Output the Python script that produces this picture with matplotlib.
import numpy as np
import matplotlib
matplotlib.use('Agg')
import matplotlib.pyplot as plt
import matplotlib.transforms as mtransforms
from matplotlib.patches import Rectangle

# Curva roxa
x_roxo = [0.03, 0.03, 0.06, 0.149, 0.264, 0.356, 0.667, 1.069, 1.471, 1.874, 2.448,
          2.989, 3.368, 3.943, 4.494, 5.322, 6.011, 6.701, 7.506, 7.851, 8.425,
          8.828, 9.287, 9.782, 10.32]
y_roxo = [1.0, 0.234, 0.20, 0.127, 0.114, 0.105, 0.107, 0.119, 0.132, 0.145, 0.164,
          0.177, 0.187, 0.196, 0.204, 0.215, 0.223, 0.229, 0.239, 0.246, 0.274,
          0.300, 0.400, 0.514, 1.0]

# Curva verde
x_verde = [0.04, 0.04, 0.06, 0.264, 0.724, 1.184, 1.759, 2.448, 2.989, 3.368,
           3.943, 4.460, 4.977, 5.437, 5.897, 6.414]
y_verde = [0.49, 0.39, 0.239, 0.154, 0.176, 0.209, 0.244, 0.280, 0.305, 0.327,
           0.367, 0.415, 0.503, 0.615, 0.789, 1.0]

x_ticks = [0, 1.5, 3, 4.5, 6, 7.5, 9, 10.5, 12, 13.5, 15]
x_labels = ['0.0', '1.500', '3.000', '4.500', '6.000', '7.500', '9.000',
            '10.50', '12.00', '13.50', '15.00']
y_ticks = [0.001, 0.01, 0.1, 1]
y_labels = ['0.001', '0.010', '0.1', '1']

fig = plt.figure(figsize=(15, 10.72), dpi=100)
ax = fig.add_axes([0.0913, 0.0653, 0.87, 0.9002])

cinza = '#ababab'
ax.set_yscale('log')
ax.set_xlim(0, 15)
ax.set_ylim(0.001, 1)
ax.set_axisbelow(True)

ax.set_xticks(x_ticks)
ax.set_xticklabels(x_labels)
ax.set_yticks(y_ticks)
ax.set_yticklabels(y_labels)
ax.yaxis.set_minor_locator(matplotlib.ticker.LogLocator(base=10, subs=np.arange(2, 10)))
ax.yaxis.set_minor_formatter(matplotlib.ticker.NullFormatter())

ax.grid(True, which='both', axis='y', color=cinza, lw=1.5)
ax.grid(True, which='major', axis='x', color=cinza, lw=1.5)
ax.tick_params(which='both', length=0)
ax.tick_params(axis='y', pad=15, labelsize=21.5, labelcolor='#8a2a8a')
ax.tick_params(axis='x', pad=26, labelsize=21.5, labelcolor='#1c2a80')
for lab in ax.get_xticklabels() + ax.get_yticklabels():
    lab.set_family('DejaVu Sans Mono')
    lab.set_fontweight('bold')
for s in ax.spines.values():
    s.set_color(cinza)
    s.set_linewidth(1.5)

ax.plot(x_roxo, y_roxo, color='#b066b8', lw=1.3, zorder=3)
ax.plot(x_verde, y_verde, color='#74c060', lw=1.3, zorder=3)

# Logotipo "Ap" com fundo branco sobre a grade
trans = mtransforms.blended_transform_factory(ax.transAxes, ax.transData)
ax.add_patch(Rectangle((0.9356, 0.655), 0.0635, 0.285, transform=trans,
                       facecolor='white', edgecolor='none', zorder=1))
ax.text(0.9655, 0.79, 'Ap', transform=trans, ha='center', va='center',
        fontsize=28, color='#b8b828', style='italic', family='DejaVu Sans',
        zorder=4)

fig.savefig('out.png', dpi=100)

■ ■ ■

- [The exercise]: Go through the material above line by line and copy it exactly.

- [Solved problem]:
Output the Python script that produces this picture with matplotlib.
import numpy as np
import matplotlib
matplotlib.use('Agg')
import matplotlib.pyplot as plt
import matplotlib.transforms as mtransforms
from matplotlib.patches import Rectangle

# Curva roxa
x_roxo = [0.03, 0.03, 0.06, 0.149, 0.264, 0.356, 0.667, 1.069, 1.471, 1.874, 2.448,
          2.989, 3.368, 3.943, 4.494, 5.322, 6.011, 6.701, 7.506, 7.851, 8.425,
          8.828, 9.287, 9.782, 10.32]
y_roxo = [1.0, 0.234, 0.20, 0.127, 0.114, 0.105, 0.107, 0.119, 0.132, 0.145, 0.164,
          0.177, 0.187, 0.196, 0.204, 0.215, 0.223, 0.229, 0.239, 0.246, 0.274,
          0.300, 0.400, 0.514, 1.0]

# Curva verde
x_verde = [0.04, 0.04, 0.06, 0.264, 0.724, 1.184, 1.759, 2.448, 2.989, 3.368,
           3.943, 4.460, 4.977, 5.437, 5.897, 6.414]
y_verde = [0.49, 0.39, 0.239, 0.154, 0.176, 0.209, 0.244, 0.280, 0.305, 0.327,
           0.367, 0.415, 0.503, 0.615, 0.789, 1.0]

x_ticks = [0, 1.5, 3, 4.5, 6, 7.5, 9, 10.5, 12, 13.5, 15]
x_labels = ['0.0', '1.500', '3.000', '4.500', '6.000', '7.500', '9.000',
            '10.50', '12.00', '13.50', '15.00']
y_ticks = [0.001, 0.01, 0.1, 1]
y_labels = ['0.001', '0.010', '0.1', '1']

fig = plt.figure(figsize=(15, 10.72), dpi=100)
ax = fig.add_axes([0.0913, 0.0653, 0.87, 0.9002])

cinza = '#ababab'
ax.set_yscale('log')
ax.set_xlim(0, 15)
ax.set_ylim(0.001, 1)
ax.set_axisbelow(True)

ax.set_xticks(x_ticks)
ax.set_xticklabels(x_labels)
ax.set_yticks(y_ticks)
ax.set_yticklabels(y_labels)
ax.yaxis.set_minor_locator(matplotlib.ticker.LogLocator(base=10, subs=np.arange(2, 10)))
ax.yaxis.set_minor_formatter(matplotlib.ticker.NullFormatter())

ax.grid(True, which='both', axis='y', color=cinza, lw=1.5)
ax.grid(True, which='major', axis='x', color=cinza, lw=1.5)
ax.tick_params(which='both', length=0)
ax.tick_params(axis='y', pad=15, labelsize=21.5, labelcolor='#8a2a8a')
ax.tick_params(axis='x', pad=26, labelsize=21.5, labelcolor='#1c2a80')
for lab in ax.get_xticklabels() + ax.get_yticklabels():
    lab.set_family('DejaVu Sans Mono')
    lab.set_fontweight('bold')
for s in ax.spines.values():
    s.set_color(cinza)
    s.set_linewidth(1.5)

ax.plot(x_roxo, y_roxo, color='#b066b8', lw=1.3, zorder=3)
ax.plot(x_verde, y_verde, color='#74c060', lw=1.3, zorder=3)

# Logotipo "Ap" com fundo branco sobre a grade
trans = mtransforms.blended_transform_factory(ax.transAxes, ax.transData)
ax.add_patch(Rectangle((0.9356, 0.655), 0.0635, 0.285, transform=trans,
                       facecolor='white', edgecolor='none', zorder=1))
ax.text(0.9655, 0.79, 'Ap', transform=trans, ha='center', va='center',
        fontsize=28, color='#b8b828', style='italic', family='DejaVu Sans',
        zorder=4)

fig.savefig('out.png', dpi=100)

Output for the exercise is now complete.